Б.С.: И тоже, посмотрите, какое изощренное мастерство: «Уж свита водки выпила, / А он глядит на дверь. / Сидит с моделью вымпела / И все глядит на дверь». «Выпила – вымпела» – это же поразительная по новизне, по точности рифма! Я бы сказал так: предшественники – проза, дар драматургический и привычка драматургического мышления. И почти у каждой песни – сюжет. Помните? «Она вещи собрала, сказала тоненько, / А что ты Тоньку полюбил – то Бог с ней, с Тонькою. / Тебя ж не Тонька завлекла губами мокрыми, / А что у папы у ее топтун под окнами». Вот – завязка сюжета, а потом на два голоса: голос ее, голос его, два монолога и два характера… Маленькая драма.

А.П.: Можно ли в таком случае говорить о лирическом герое Галича? Или его поэзия – это в первую очередь «поэзия персонажей»? У Высоцкого это – набор ролей, у Окуджавы – лирика. А у Галича?

Б.С.: Конечно, он в гораздо меньшей степени лирик. Кстати, его и упрекали – тот же Солженицын – что, дескать, не воевал – а пишет от имени воевавших, не сидел – а пишет от имени сидевших. Это действительно так, но в то же время это были пережитые, кровные темы… И в какой-то мере такие песни, как «Облака плывут, облака…» – это, конечно, и лирическое самовыражение тоже. Но… есть такой замечательный рассказ про Гайдара: один мальчик сказал: «Аркадий Петрович, давайте вместе напишем рассказ!» Гайдар говорит: «Давай. Ты напиши первую фразу, я напишу вторую, и так далее». Мальчик написал первую фразу: «Путешественники вышли из города». И говорит: «А теперь – вы». Гайдар говорит: «Нет, брат, так дело не пойдет. Давай утром проснемся, выйдем из города, и когда выйдем, тогда я буду знать, какая будет следующая фраза». И вот они идут, а город все не кончается. Мальчик говорит: «Я устал, может, сядем в автобус?» «Нет, – отвечает Гайдар, – раз уж ты написал «вышли», значит, надо идти». Так они рассказ и не написали.

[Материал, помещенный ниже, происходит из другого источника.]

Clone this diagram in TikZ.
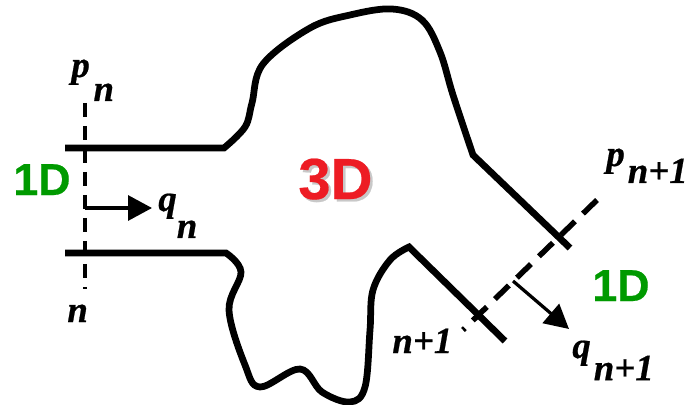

Я это всегда цитировал – к тому, что поэт должен жизнью отвечать за то, что он пишет. А Галич, например, написал: «Уезжайте, а я останусь… / Кто-то должен, презрев усталость / Наших мертвых стеречь покой». А сам, тем не менее, уехал. Вот это, казалось бы, противоречит моей концепции… Но это нельзя понимать буквально… Пережил ли он каждый их своих сюжетов в душе своей? Это безусловно присутствовало. Это и есть то лирическое начало, без которого, кстати, невозможна и настоящая проза, да и вообще искусство.

А.П.: Хорошо известно, что в поэзии Галича часто используется и местоимение «мы». И вот что интересно: когда Галич говорит «мы», то это или «До чего ж мы гордимся, сволочи», или «И мы начинаем, как деды, точь-в-точь» – словом, речь идет о чем-то, достойном порицания. А если это не так, то «мы» обязательно мертвые – скажем, «Мы похоронены где-то под Нарвой». Чем это объяснить?

Б.С.: Ну, «До чего ж мы гордимся, сволочи» – это он, несмотря на «мы», все-таки относит и к себе. Это – лирическое, исповедальное и в тоже время саркастическое и сатирическое. А мертвые? Помните, у Слуцкого: «Давайте после драки помашем кулаками» – тоже стихотворение, написанное от имени мертвых. А как оно кончается? «Давайте выпьем, мертвые, во здравие живых». Тут – прямая связь с «Мы похоронены где-то под Нарвой» и в тоже время со стихотворением Твардовского « Я убит подо Ржевом» – это вот такая традиция. Преемственность. Когда поэт говорит «мы», он все равно имеет в виду « я».

... Да, когда он говорит» мы», это – или общая гибель, или общий грех: да, нам кажется, что все более или менее благополучно, а обнаженную трагедию не чувствуем, не замечаем, и он нас в это окунает, заставляет нас это пережить. На эту тему можно подумать и порассуждать, но ясного ответа у меня нет.

А.П.: Вы рассказали о том, как Галич сомневался в себе. А с другой стороны – ощущал ли он масштаб своего присутствия в литературе?

Б.С.: Не знаю, ощущал ли он это как присутствие в литературе… Но, во-первых, все-таки он имел огромный успех и не мог не чувствовать, что он востребован, что его песни людям необходимы, что это, как говорил Мандельштам, – как «ворованный воздух». Как глоток свежего воздуха в нашей литературной пустыне, где уже не осталось ничего живого. Он понимал, что нужен людям, а это главное. Да, это соединялось в нем с сомнениями, с комплексами… Но ведь это – нормальное состояние художника.